O liberalismo está interessado em eliminar das bocas políticas a ideia de amigo e inimigo porque está interessado em fazer ver que não há nada superior aos interesses egoístas de cada um. Matiza, assim, a linguagem através da ideia de concorrência em vez de inimizade, e vai discretamente procurando eliminar – com o mais flagrante uso das categorias políticas – o seu verdadeiro inimigo: o Estado.

É neste ponto que as esquerdas contemporâneas regozijam com a denúncia de Schmitt, embora sejam logo de seguida atacadas nas suas pretensões – marxistas ou pacifistas – de fazer da política uma questão económica ou ética. Nem os pacíficos “guerra contra a guerra” saem da categoria bélica que forma a política, nem a economia é sempre a força paradigmática na relação amigo-inimigo.

Todas as tentativas de neutralizar esta relação – quer seja porque, numa perspectiva individualista, se considera absurdo o sacrifício da vida, quer porque, numa perspectiva mais contemporânea, se procura entregar a política a um domínio da técnica, neutral – falham.
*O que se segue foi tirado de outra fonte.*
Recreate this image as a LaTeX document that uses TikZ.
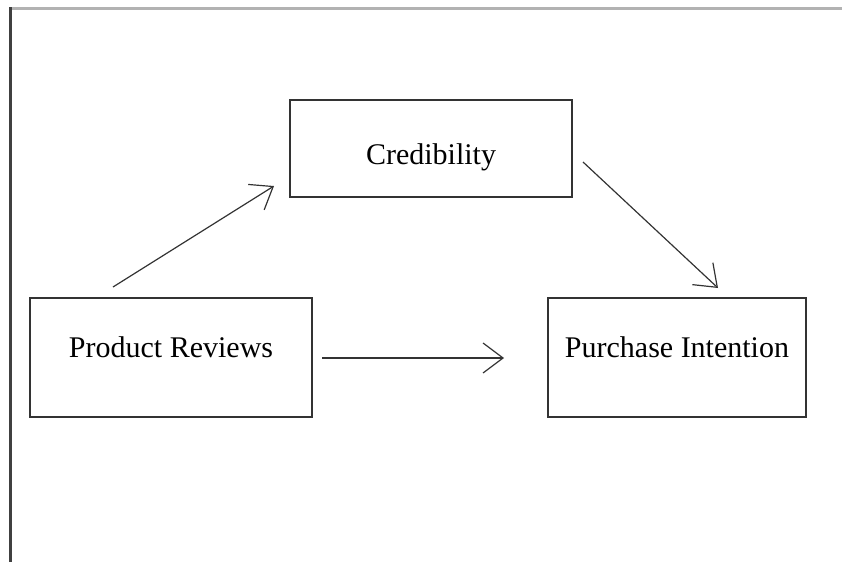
\documentclass[tikz,border=0pt]{standalone}
\usepackage{fontspec}
\setmainfont{Liberation Serif}
\usetikzlibrary{arrows.meta}

\tikzset{
  varbox/.style={draw=black!80,line width=1.4pt,inner sep=0pt,font=\fontsize{30}{35}\selectfont},
  path/.style={draw=black!80,line width=1.2pt,-{Straight Barb[length=20pt,width=30pt,line width=1.2pt]}}
}

\begin{document}
\begin{tikzpicture}[x=1pt,y=-1pt]

      \useasboundingbox (0,0) rectangle (842,562);

      % frame
      \draw[black!30,line width=3pt] (9,8) -- (842,8);
      \draw[black!75,line width=3pt] (10,7) -- (10,562);

      % variables
      \node[varbox,minimum width=282pt,minimum height=97pt] (cred) at (431,148.5) {\raisebox{-16pt}[0pt][0pt]{Credibility}};
      \node[varbox,minimum width=282pt,minimum height=119pt] (rev) at (171,357.5) {\raisebox{0pt}[0pt][0pt]{Product Reviews}};
      \node[varbox,minimum width=258pt,minimum height=119pt] (int) at (677,357.5) {\raisebox{0pt}[0pt][0pt]{Purchase Intention}};

      % arrow ends
      \coordinate (a1) at (113,287);
      \coordinate (a2) at (274,186);
      \coordinate (b1) at (583,162);
      \coordinate (b2) at (718,288);
      \coordinate (c1) at (322,358);
      \coordinate (c2) at (504,358);

      % paths
      \draw[path] (a1) -- (a2);
      \draw[path] (b1) -- (b2);
      \draw[path] (c1) -- (c2);

    \end{tikzpicture}
\end{document}
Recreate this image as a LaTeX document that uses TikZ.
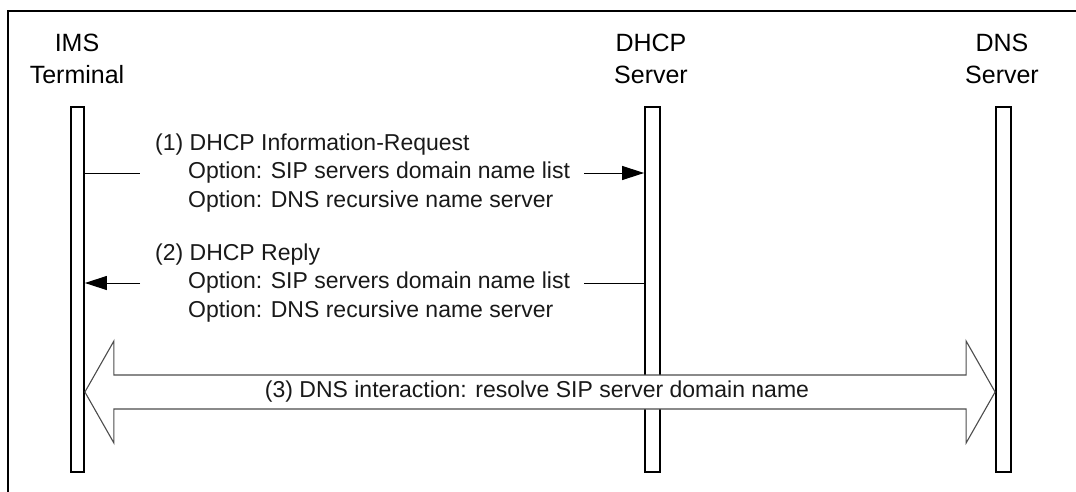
\documentclass[tikz,border=0pt]{standalone}
\usepackage{fontspec}
\setmainfont{Liberation Sans}
\usetikzlibrary{arrows.meta}
\begin{document}
\begin{tikzpicture}[x=1pt,y=-1pt,
  lifebar/.style={draw, line width=1.8pt, fill=white, minimum height=365pt, inner sep=0pt},
  entity/.style={align=center, font=\fontsize{25}{32}\selectfont, inner sep=0pt},
  msgtxt/.style={anchor=west, font=\fontsize{23}{28}\selectfont, inner sep=0pt, text=black!90},
  msgline/.style={line width=1pt},
  msgarrow/.style={line width=1pt, -{Triangle[length=22pt,width=14pt]}},
  bigarrow/.style={draw=black!70, line width=1.1pt, fill=white, line join=miter},
  frame/.style={line width=2.6pt}]
\useasboundingbox (0,0) rectangle (1076,491);

% outer frame (top and left edges)
\draw[frame] (8,495) -- (8,11) -- (1080,11);

% entities
\node[entity] (ims-l)  at (77,59)   {IMS\\Terminal};
\node[entity] (dhcp-l) at (651,59)  {DHCP\\Server};
\node[entity] (dns-l)  at (1002,59) {DNS\\Server};

% lifelines
\node[lifebar, minimum width=13pt] (ims)  at (77.5,289.5)  {};
\node[lifebar, minimum width=15pt] (dhcp) at (652.5,289.5) {};
\node[lifebar, minimum width=15pt] (dns)  at (1003.5,289.5) {};

% (1) DHCP Information-Request
\node[msgtxt] (m1a) at (155,145) {(1) DHCP Information-Request};
\node[msgtxt] (m1b) at (188,173) {Option: SIP servers domain name list};
\node[msgtxt] (m1c) at (188,202) {Option: DNS recursive name server};
\draw[msgline] (ims.east |- m1b.west) -- ([xshift=-48pt]m1b.west);
\draw[msgarrow] ([xshift=14pt]m1b.east) -- (dhcp.west |- m1b.east);

% (2) DHCP Reply
\node[msgtxt] (m2a) at (155,255) {(2) DHCP Reply};
\node[msgtxt] (m2b) at (188,283) {Option: SIP servers domain name list};
\node[msgtxt] (m2c) at (188,312) {Option: DNS recursive name server};
\draw[msgline] (dhcp.west |- m2b.east) -- ([xshift=14pt]m2b.east);
\draw[msgarrow] ([xshift=-48pt]m2b.west) -- (ims.east |- m2b.west);

% (3) DNS interaction: wide double-headed arrow between the outer lifelines
\coordinate (lt) at (ims.east |- 0,392);
\coordinate (rt) at (dns.west |- 0,392);
\draw[bigarrow] (lt) -- ([xshift=29pt,yshift=-51pt]lt) -- ([xshift=29pt,yshift=-17pt]lt)
  -- ([xshift=-29pt,yshift=-17pt]rt) -- ([xshift=-29pt,yshift=-51pt]rt) -- (rt)
  -- ([xshift=-29pt,yshift=51pt]rt) -- ([xshift=-29pt,yshift=17pt]rt)
  -- ([xshift=29pt,yshift=17pt]lt) -- ([xshift=29pt,yshift=51pt]lt) -- cycle;
\node[font=\fontsize{23}{28}\selectfont, inner sep=0pt, text=black!90] (m3) at (537,392)
  {(3) DNS interaction: resolve SIP server domain name};
\end{tikzpicture}
\end{document}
Falham porque a luta contra o Estado está imersa nesta relação e porque a técnica não é, de maneira nenhuma, neutral mas sim instrumental: pode ser usada por qualquer lado político.

O interessante, da segunda parte do livro de Schmitt, é a denúncia da guerra pela linguagem. Os governos apresentam-se como fazendo guerras “em nome da humanidade”, apodam a guerra de injusta quando também a política lhe podia chamar honrosa e, sobretudo, pretendem dar sempre às suas acções um falso cunho universalizante, afastado da política.

O livro é demasiado rico para, numa modesta resenha, abarcar tudo o que nele importa. Qualquer interessado em política deve compulsar O Conceito do Político, lê-lo, relê-lo, observar a maneira elegante como parte o ovo de Colombo na eterna questão antropológica de saber, se não o sexo dos anjos, pelo menos se o produto do sexo é anjo ou demónio, e admirar o rigor de Schmitt.

A tradução, repassado no filtro dos recta-pronúncias, deixaria apenas um ou outro grumo. Gralhas, aliterações pouco preocupadas com o engorolar da língua e algumas frases longas a denunciar a estrutura alemã. Mas, como explicaria Schmitt, não é isso o status paradigmático. A verdadeira força do livro é a clareza com que se demonstra que está em curso uma guerra disfarçada. E Carl Schmitt, o jurista maldito, desmascarou-a.